If further monitoring and identification indicate that reduced-risk pest controls are ineffective, then use additional controls such as the targeted spraying of a pesticide.

Where Can I Use IPM?

IPM can be used in a wide variety of situations. The following are just a few examples of situations where the use of IPM is a practical option:
  • If a garden is infested by flies, use biological controls. Introduce the pest’s natural enemy, such as parasitic wasps, to reduce and control the population.
  • If ants and cockroaches enter a school through a hole in rotting wood, replace the rotting wood and seal any other openings into the building.
  • If the major crop on a farm is being destroyed by wilt virus, use seasonal climate to determine the best time to harvest the crop. Maintain soil and seedlings well by using netting to cover seedlings as they grow and aerating the soil between plantings.

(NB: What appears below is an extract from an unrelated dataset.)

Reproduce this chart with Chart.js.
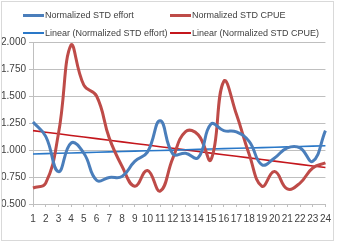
<!DOCTYPE html>
<html>
<head>
<meta charset="utf-8">
<script src="https://cdn.jsdelivr.net/npm/chart.js@4/dist/chart.umd.min.js"></script>
<style>
  html, body { margin: 0; padding: 0; background: #fff; }
  #wrap { position: relative; width: 337px; height: 243px; }
  #legend { position: absolute; left: 0; top: 0; width: 337px; font: 9px "Liberation Sans", Arial, sans-serif; color: #404040; }
  .item { position: absolute; display: flex; align-items: center; white-space: nowrap; line-height: 12px; }
  .item i { display: inline-block; width: 21px; margin-right: 1px; }
</style>
</head>
<body>
<div id="wrap">
  <canvas id="chart" width="337" height="243"></canvas>
  <div id="legend"></div>
</div>
<script>
  // categories (months / periods)
  const labels = ['1','2','3','4','5','6','7','8','9','10','11','12','13','14','15','16','17','18','19','20','21','22','23','24'];

  // series values
  const effort = [1.26, 1.126, 0.80, 1.065, 0.97, 0.72, 0.746, 0.755, 0.895, 0.98, 1.27, 0.963,
                  0.97, 0.93, 1.24, 1.18, 1.167, 1.08, 0.864, 0.926, 1.02, 1.02, 0.895, 1.18];
  const cpue = [0.648, 0.694, 1.15, 1.975, 1.6, 1.5, 1.11, 0.85, 0.665, 0.81, 0.62, 0.925,
                1.17, 1.14, 0.91, 1.635, 1.33, 0.96, 0.665, 0.80, 0.64, 0.694, 0.833, 0.88];

  const yTicks = [0.5, 0.75, 1.0, 1.25, 1.5, 1.75, 2.0];

  // least squares trend, like the spreadsheet trendline
  function linearFit(vals) {
    let n = vals.length, sx = 0, sy = 0, sxy = 0, sxx = 0;
    vals.forEach((v, i) => { let x = i + 1; sx += x; sy += v; sxy += x * v; sxx += x * x; });
    let b = (n * sxy - sx * sy) / (n * sxx - sx * sx);
    let a = (sy - b * sx) / n;
    return vals.map((v, i) => a + b * (i + 1));
  }

  const series = [
    { label: 'Normalized STD effort', data: effort, color: '#4a7ebb', width: 3, tension: 0.45 },
    { label: 'Normalized STD CPUE', data: cpue, color: '#be4b48', width: 3, tension: 0.45 },
    { label: 'Linear (Normalized STD effort)', data: linearFit(effort), color: '#2a78c8', width: 1.6, tension: 0 },
    { label: 'Linear (Normalized STD CPUE)', data: linearFit(cpue), color: '#c4161c', width: 1.6, tension: 0 }
  ];

  // legend, two columns like the original
  const legendPos = [[23, 9], [170, 9], [23, 27], [170, 27]];
  let legend = document.getElementById('legend');
  series.forEach((s, i) => {
    let el = document.createElement('div');
    el.className = 'item';
    el.style.left = legendPos[i][0] + 'px';
    el.style.top = legendPos[i][1] + 'px';
    el.innerHTML = `<i style="height:${s.width > 2 ? 3 : 2}px;background:${s.color}"></i>`;
    el.appendChild(document.createTextNode(s.label));
    legend.appendChild(el);
  });

  const border = {
    id: 'border',
    afterDraw(chart) {
      let ctx = chart.ctx;
      ctx.save();
      ctx.strokeStyle = '#d9d9d9';
      ctx.lineWidth = 1;
      ctx.strokeRect(1.5, 1.5, 332, 239);
      ctx.restore();
    }
  };

  const font = { family: '"Liberation Sans", Arial, sans-serif', size: 10 };

  new Chart(document.getElementById('chart').getContext('2d'), {
    type: 'line',
    data: {
      labels: labels,
      datasets: series.map(s => ({
        label: s.label,
        data: s.data,
        borderColor: s.color,
        backgroundColor: s.color,
        borderWidth: s.width,
        tension: s.tension,
        pointRadius: 0,
        fill: false
      }))
    },
    options: {
      responsive: false,
      animation: false,
      layout: { padding: { top: 42, right: 10, bottom: 0, left: 0 } },
      plugins: { legend: { display: false }, tooltip: { enabled: false } },
      scales: {
        x: {
          afterFit: s => { s.height = 39; },
          grid: { drawOnChartArea: false, drawTicks: true, tickLength: 3, color: '#bfbfbf' },
          border: { color: '#bfbfbf' },
          ticks: { font: font, color: '#404040', padding: 6, maxRotation: 0, autoSkip: false }
        },
        y: {
          min: 0.5,
          max: 2.0,
          afterFit: s => { s.width = 33; },
          afterBuildTicks: s => { s.ticks = yTicks.map(v => ({ value: v })); },
          grid: { color: '#bfbfbf', tickLength: 4 },
          border: { color: '#bfbfbf' },
          ticks: { font: font, color: '#404040', padding: 3, callback: v => v.toFixed(3) }
        }
      }
    },
    plugins: [border]
  });
</script>
</body>
</html>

IPM takes advantage of all appropriate pest management options, including, but not limited to, the judicious use of pesticides. In contrast, organic food production applies many of the same concepts as IPM, but limits the use of pesticides to those that are produced from natural sources, as opposed to those produced from synthetic chemicals. In most cases, food grown using IPM is not identified in the marketplace as is organic food. Many individual commodity growers are working to define what IPM means for their crop and region, and IPM-labeled foods are available in some stores. With definitions, growers could begin to market more of their products as “IPM-Grown”, giving consumers another choice in their food purchases.